Question

Starting at time $t=0$ from the origin with speed $1m{s}^{-1}$, a particle follows a two-dimensional trajectory in the $x-y$plane so that its coordinates are related by the equation $y=\frac{x^2}{2}$. The $x$ and $y$ components of its acceleration are denoted by $a_x$and $a_y$ respectuvely.

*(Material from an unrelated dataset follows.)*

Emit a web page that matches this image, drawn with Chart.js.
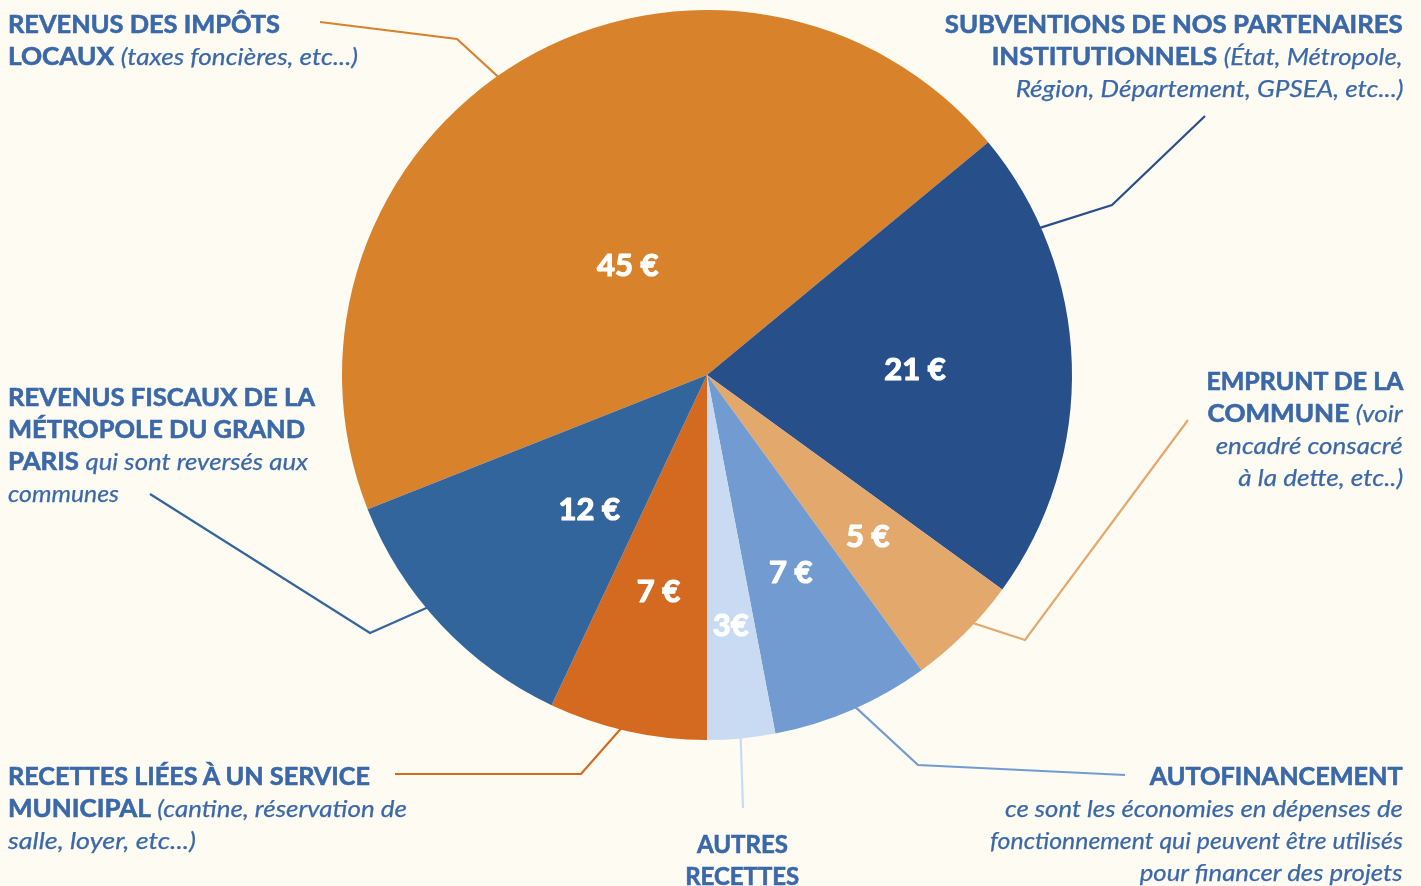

Then

• A. $a_x=1m{s}^{-1}$, implies that when the particle is at the origin $a_y=1m{s}^{-1}$
• B. $a_x=0$ implies $a_y=1m{s}^{-1}$ at all times
• C. at $t=0$, the particles velocity points in the x-direction
• D. $a_x=0$ implies that at $t=1s$, the angle between the particles velocity and the x-axis is $45°$

Answer 1

Answer: (A), (B), (C), (D)

$a_x=0$ implies that at $t=1s$, the angle between the particles velocity and the x-axis is $45°$

Explanation for the correct options:

Finding the values of $a_x$, $a_y$, and $\theta$:

At$t=0,x=0,u=1m/sec$

$y=\frac{x^2}{2}$

Differentiating the above equation with respect to $t$

$\frac{dy}{dt}=\left(\frac{2x}{2}\right)\frac{dx}{dt}$

Now as we know,

$$\begin{gathered} v_y=x{v}_x \\ \mathrm{where},v_y=\mathrm{velocity}\mathrm{component}\mathrm{of}y;v_x=\mathrm{velocity}\mathrm{component}\mathrm{of}x \end{gathered}$$

And,

$a_y=x{a}_x+v{x}_2$

Option (A):

$$\begin{gathered} \frac{dy}{dx}=x \\ \Rightarrow \frac{d^{2}y}{d{x}^2}=1 \end{gathered}$$

Now,

$$\begin{gathered} R_c=\frac{{\left[1+{\left({\displaystyle \frac{dy}{dx}}\right)}^2\right]}^{{\displaystyle \frac{3}{2}}}}{{\displaystyle \frac{d^{2}y}{d{x}^2}}} \\ =\frac{{\left(1+x^2\right)}^{{\displaystyle \frac{3}{2}}}}{1} \\ \mathrm{At}x=0 \\ {R}_c=\frac{{\left(1+0\right)}^{{\displaystyle \frac{3}{2}}}}{1} \\ =1 \end{gathered}$$

Therefore,

$$\begin{gathered} a_y=\frac{v^2}{R_c}=1m{s}^{-2} \\ \mathrm{At}x=0 \\ {a}_y=1m{s}^{-2} \end{gathered}$$

That is independent of $a_x$

Therefore, the correct answer is option (A).

Option (B):

If $a_x=0$

$a_y=0+{v_x}^2=1m{s}^{-2}$

Therefore, the correct answer is option (B).

Option (C):

$v_y=x{v}_x\mathrm{at}x=0\mathrm{and}t=0$

$v_y=0\mathrm{and}{v}_x=1m{s}^{-1}$

Therefore, the correct answer is option (C).

Option (D):

x = 1m

v_y / v_x = tan θ = x = 1

$$\begin{gathered} x=1m \\ \mathrm{So}, \\ \frac{{\mathrm{v}}_{\mathrm{y}}}{{\mathrm{v}}_{\mathrm{x}}}=\mathrm{tan\theta }\left[\because \tan \theta =\frac{\mathrm{component}\mathrm{of}y}{\mathrm{component}\mathrm{of}x}\right] \\ =\mathrm{x}\mathbf{}\left[\because \frac{v_y}{v_x}=x\right] \\ =1 \end{gathered}$$]

So,

$$\begin{gathered} \theta ={\tan }^{-1}\left(1\right) \\ \therefore \theta =45° \end{gathered}$$

Therefore, the correct answer is option (D).

Therefore, the correct answers are options (A), (B), (C), and (D).